The arrival of the first over-the-air digital signal should be good news for Manitobans who have watched with envy as broadcasters fired up digital transmitters in Vancouver and Toronto while putting off upgrades in Winnipeg until closer to the Aug. 31, 2011 deadline for all Canadian TV stations to go digital.
KNRR’s resurrection is also a good opportunity to reconsider the station’s exclusion from Winnipeg’s cable systems.
In 1986, Manitoba broadcasters objected to KNRR getting a slot on the cable dial out of fear that their Winnipeg-based sales reps would undercut the rates charged by Canadian TV stations and undermine the local programming those advertising dollars helped pay for.
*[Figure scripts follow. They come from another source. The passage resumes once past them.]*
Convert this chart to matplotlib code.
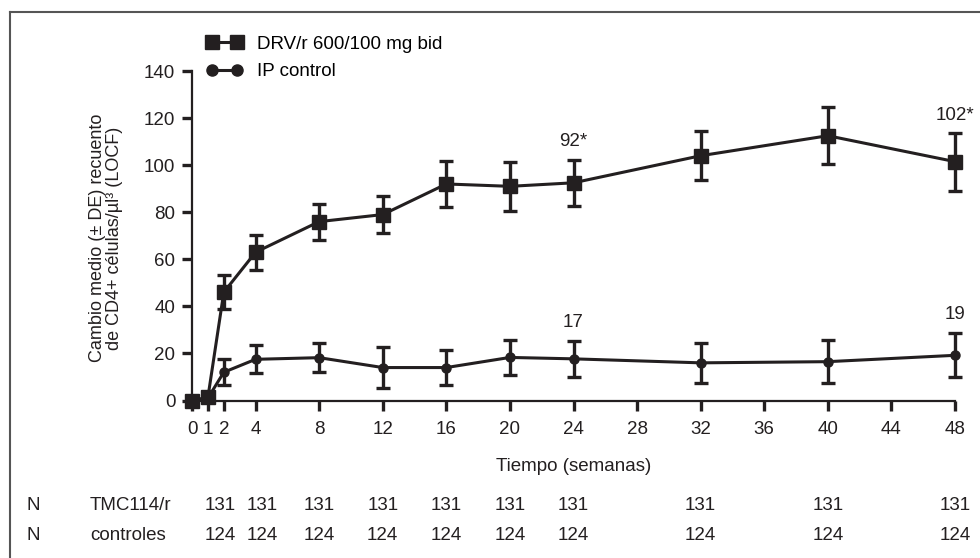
import matplotlib
matplotlib.use('Agg')
from matplotlib import pyplot as plt
from matplotlib.lines import Line2D
import matplotlib.transforms as mtransforms

plt.rcParams['font.family'] = ['Liberation Sans', 'DejaVu Sans']

# semanas
semanas = [0, 1, 2, 4, 8, 12, 16, 20, 24, 32, 40, 48]

# DRV/r 600/100 mg bid
drv_media = [0, 1.3, 46, 63, 76, 79, 92, 91, 92.5, 104, 112.5, 101.5]
drv_de = [0, 0, 7.3, 7.5, 7.7, 7.8, 9.7, 10.3, 9.8, 10.5, 12, 12.3]

# IP control
ip_media = [0, 1, 12, 17.5, 18.2, 14, 14, 18.3, 17.7, 16, 16.5, 19.2]
ip_de = [0, 0, 5.5, 6, 6.3, 8.7, 7.6, 7.6, 7.6, 8.6, 9.2, 9.4]

xticks = [0, 1, 2, 4, 8, 12, 16, 20, 24, 28, 32, 36, 40, 44, 48]

# posicion (semana) de cada columna N; las dos primeras algo separadas
n_semanas = [1.8, 4.4, 8, 12, 16, 20, 24, 32, 40, 48]
n_drv = [131, 131, 131, 131, 131, 131, 131, 131, 131, 131]
n_ctrl = [124, 124, 124, 124, 124, 124, 124, 124, 124, 124]

# etiquetas sobre los puntos
notas = [(24, 110, '92*'), (24, 33, '17'), (48, 121, '102*'), (48, 36.5, '19')]

negro = '#231f20'
fs = 13.5

fig = plt.figure(figsize=(9.8, 5.58), dpi=100)
ax = fig.add_axes([192/980, 1-400.5/558, (955-192)/980, (400.5-71)/558])

ax.errorbar(semanas, drv_media, yerr=drv_de, color=negro, lw=2.2, marker='s', ms=10,
            capsize=5, capthick=2.4, elinewidth=2.4, clip_on=False, zorder=3)
ax.errorbar(semanas, ip_media, yerr=ip_de, color=negro, lw=2.2, marker='o', ms=6.5,
            capsize=5, capthick=2.4, elinewidth=2.4, clip_on=False, zorder=3)

ax.set_xlim(0, 48)
ax.set_ylim(0, 140)
ax.set_xticks(xticks)
ax.set_yticks(range(0, 141, 20))
ax.tick_params(axis='both', direction='out', length=7, width=2.4, color=negro,
               labelsize=fs, colors='#231f20')
ax.tick_params(axis='x', pad=8)
ax.tick_params(axis='y', pad=5)
for s in ['top', 'right']:
    ax.spines[s].set_visible(False)
for s in ['left', 'bottom']:
    ax.spines[s].set_linewidth(1.6)
    ax.spines[s].set_color(negro)

ax.set_xlabel('Tiempo (semanas)', fontsize=fs, labelpad=14, color=negro)
fig.text(106/980, 1-238/558, 'Cambio medio (± DE) recuento\nde CD4+ células/µl³ (LOCF)',
         rotation=90, ha='center', va='center', fontsize=13, color=negro,
         linespacing=1.05)

for x, y, t in notas:
    ax.text(x, y, t, ha='center', va='center', fontsize=fs, color=negro)

h1 = Line2D([], [], color=negro, lw=2.2, marker='s', ms=10)
h2 = Line2D([], [], color=negro, lw=2.2, marker='o', ms=8)
ax.legend([h1, h2], ['DRV/r 600/100 mg bid', 'IP control'], loc='upper left',
          bbox_to_anchor=(7/763, 1.13), frameon=False, numpoints=2, handlelength=1.9,
          handletextpad=0.8, fontsize=fs, labelspacing=0.55, borderaxespad=0)

# tabla N
trans = mtransforms.blended_transform_factory(ax.transData, fig.transFigure)
y1 = 1-506/558
y2 = 1-535/558
fig.text(33/980, y1, 'N', ha='center', va='center', fontsize=fs, color=negro)
fig.text(33/980, y2, 'N', ha='center', va='center', fontsize=fs, color=negro)
fig.text(90/980, y1, 'TMC114/r', ha='left', va='center', fontsize=fs, color=negro)
fig.text(90/980, y2, 'controles', ha='left', va='center', fontsize=fs, color=negro)
for x, a, b in zip(n_semanas, n_drv, n_ctrl):
    ax.text(x, y1, str(a), transform=trans, ha='center', va='center', fontsize=fs, color=negro)
    ax.text(x, y2, str(b), transform=trans, ha='center', va='center', fontsize=fs, color=negro)

# marco
fig.add_artist(Line2D([10/980, 10/980], [0, 1-11.5/558], transform=fig.transFigure,
                      color='#555555', lw=1.5))
fig.add_artist(Line2D([10/980, 1], [1-11.5/558, 1-11.5/558], transform=fig.transFigure,
                      color='#555555', lw=1.5))

fig.savefig('out.png', dpi=100)
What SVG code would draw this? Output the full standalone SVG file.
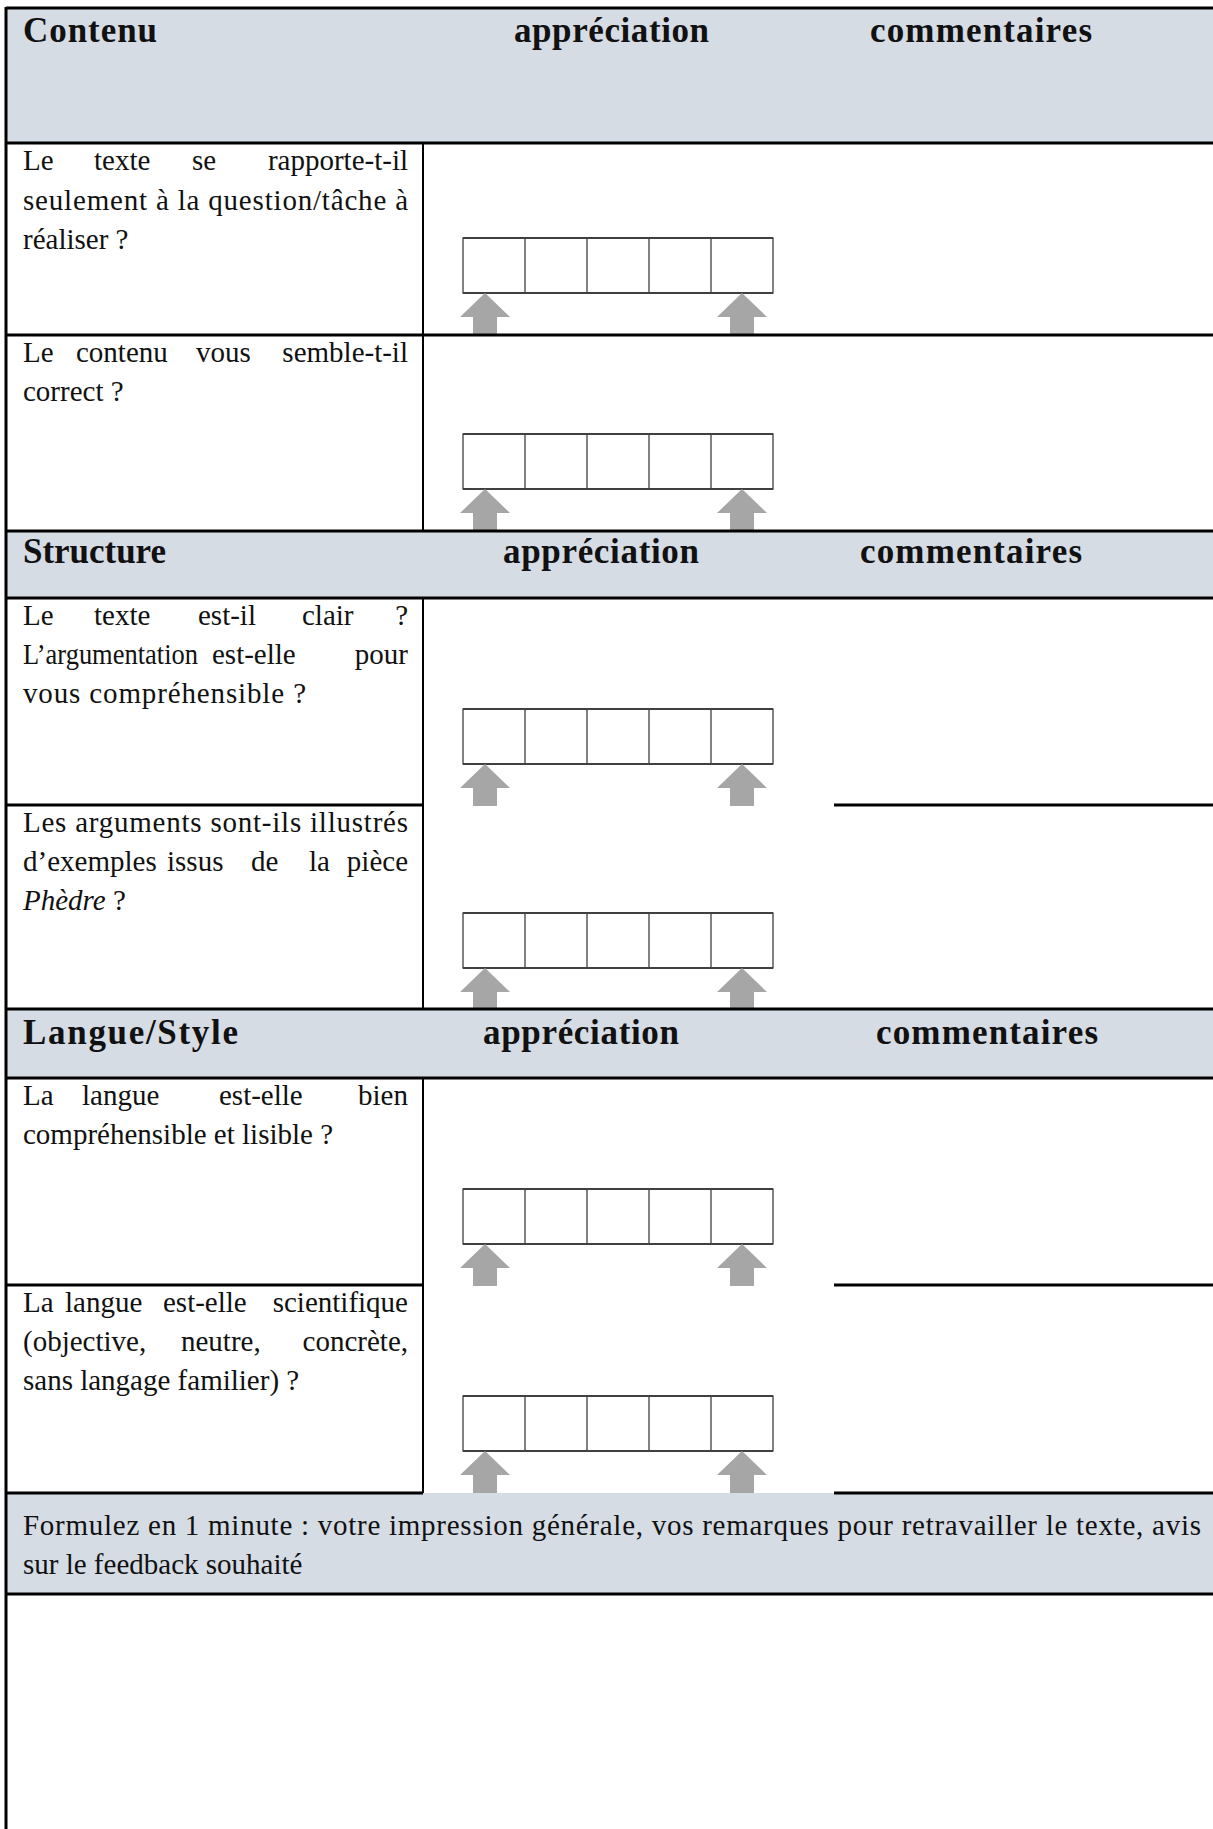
<svg xmlns="http://www.w3.org/2000/svg" width="1213" height="1829" viewBox="0 0 1213 1829">
<style>
.hd{fill:#d5dce4}
text{font-family:'Liberation Serif','Times New Roman',Times,serif}
.b{fill:#111;font-size:35px;font-weight:bold}
.t{fill:#111;font-size:29px}
.it{font-style:italic}
.ln{stroke:#000;stroke-width:3;fill:none}
.dv{stroke:#000;stroke-width:2;fill:none}
.bx{fill:none;stroke:#404040;stroke-width:1.3}
.bh{stroke:#404040;stroke-width:2.2}
.ar{fill:#a6a6a6}
</style>
<defs>
<g id="scale">
<rect class="bx" x="0" y="0" width="310" height="55"/>
<path class="bx" d="M62 0V55M124 0V55M186 0V55M248 0V55"/>
<path class="bh" d="M0 0H310M0 55H310"/>
<path class="ar" d="M22 55L47 79H34V97H10V79H-3Z"/>
<path class="ar" d="M279 55L304 79H291V97H267V79H254Z"/>
</g>
</defs>
<rect width="1213" height="1829" fill="#fff"/>

<g id="header-contenu">
<rect class="hd" x="6" y="8" width="1210" height="135"/>
<text class="b" x="23" y="42" textLength="134" lengthAdjust="spacing">Contenu</text>
<text class="b" x="514" y="42" textLength="195" lengthAdjust="spacing">appréciation</text>
<text class="b" x="870" y="42" textLength="222" lengthAdjust="spacing">commentaires</text>
</g>

<g id="row-1">
<text class="t" y="170"><tspan x="23">Le</tspan><tspan x="94">texte</tspan><tspan x="192">se</tspan><tspan x="408" text-anchor="end">rapporte-t-il</tspan></text>
<text class="t" x="23" y="210" textLength="385" lengthAdjust="spacing">seulement à la question/tâche à</text>
<text class="t" x="23" y="249">réaliser ?</text>
<use href="#scale" x="463" y="238"/>
</g>

<g id="row-2">
<text class="t" y="362"><tspan x="23">Le</tspan><tspan x="76">contenu</tspan><tspan x="196">vous</tspan><tspan x="408" text-anchor="end">semble-t-il</tspan></text>
<text class="t" x="23" y="401">correct ?</text>
<use href="#scale" x="463" y="434"/>
</g>

<g id="header-structure">
<rect class="hd" x="6" y="531" width="1210" height="67"/>
<text class="b" x="23" y="563" textLength="143" lengthAdjust="spacing">Structure</text>
<text class="b" x="503" y="563" textLength="196" lengthAdjust="spacing">appréciation</text>
<text class="b" x="860" y="563" textLength="222" lengthAdjust="spacing">commentaires</text>
</g>

<g id="row-3">
<text class="t" y="625"><tspan x="23">Le</tspan><tspan x="94">texte</tspan><tspan x="198">est-il</tspan><tspan x="302">clair</tspan><tspan x="408" text-anchor="end">?</tspan></text>
<text class="t" y="664"><tspan x="23" textLength="175" lengthAdjust="spacingAndGlyphs">L’argumentation</tspan><tspan x="212">est-elle</tspan><tspan x="408" text-anchor="end">pour</tspan></text>
<text class="t" x="23" y="703" textLength="283" lengthAdjust="spacing">vous compréhensible ?</text>
<use href="#scale" x="463" y="709"/>
</g>

<g id="row-4">
<text class="t" x="23" y="832" textLength="385" lengthAdjust="spacing">Les arguments sont-ils illustrés</text>
<text class="t" y="871"><tspan x="23">d’exemples</tspan><tspan x="167">issus</tspan><tspan x="251">de</tspan><tspan x="309">la</tspan><tspan x="408" text-anchor="end">pièce</tspan></text>
<text class="t" x="23" y="910"><tspan class="it">Phèdre</tspan> ?</text>
<use href="#scale" x="463" y="913"/>
</g>

<g id="header-langue">
<rect class="hd" x="6" y="1009" width="1210" height="69"/>
<text class="b" x="23" y="1044" textLength="215" lengthAdjust="spacing">Langue/Style</text>
<text class="b" x="483" y="1044" textLength="196" lengthAdjust="spacing">appréciation</text>
<text class="b" x="876" y="1044" textLength="222" lengthAdjust="spacing">commentaires</text>
</g>

<g id="row-5">
<text class="t" y="1105"><tspan x="23">La</tspan><tspan x="82">langue</tspan><tspan x="219">est-elle</tspan><tspan x="408" text-anchor="end">bien</tspan></text>
<text class="t" x="23" y="1144">compréhensible et lisible ?</text>
<use href="#scale" x="463" y="1189"/>
</g>

<g id="row-6">
<text class="t" y="1312"><tspan x="23">La</tspan><tspan x="65">langue</tspan><tspan x="163">est-elle</tspan><tspan x="408" text-anchor="end">scientifique</tspan></text>
<text class="t" y="1351"><tspan x="23">(objective,</tspan><tspan x="181">neutre,</tspan><tspan x="408" text-anchor="end">concrète,</tspan></text>
<text class="t" x="23" y="1390">sans langage familier) ?</text>
<use href="#scale" x="463" y="1396"/>
</g>

<g id="header-formulez">
<rect class="hd" x="6" y="1493" width="1210" height="101"/>
<text class="t" x="23" y="1535" textLength="1178" lengthAdjust="spacing">Formulez en 1 minute : votre impression générale, vos remarques pour retravailler le texte, avis</text>
<text class="t" x="23" y="1574">sur le feedback souhaité</text>
</g>

<g id="connectors">
<path class="ln" d="M6 8H1216M6 143H1216M6 335H1216M6 531H1216M6 598H1216M6 1009H1216M6 1078H1216M6 1594H1216"/>
<path class="ln" d="M6 805H423M834 805H1216M6 1285H423M834 1285H1216M6 1493H423M834 1493H1216"/>
<path class="ln" d="M6 7V1829"/>
<path class="dv" d="M423 143V531M423 598V1009M423 1078V1493"/>
</g>
</svg>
Today, there’s little likelihood that KNRR would ever open a Winnipeg sales office. Just ask WDAZ what a worthwhile pursuit that was — they closed theirs long ago. KNRR would get a less-than-stellar place in the cable lineup to boot, taking over WUHF Fox Rochester’s channel 49.
Even then, whenever a popular Fox show is on a Canadian channel and a U.S. channel at the same time, CRTC rules require that the Canadian signal be carried on both cable channels — which would block out KNRR’s signal during several hours of prime time every week.
Without a Winnipeg sales office, there is no reason to believe that the Pembina station poses any significant threat to either the Winnipeg stations’ profitability or to their (ever decreasing) local programming commitments.
Now that the signal is almost back on the air, MTS and Shaw might as well seek to add it to their offerings.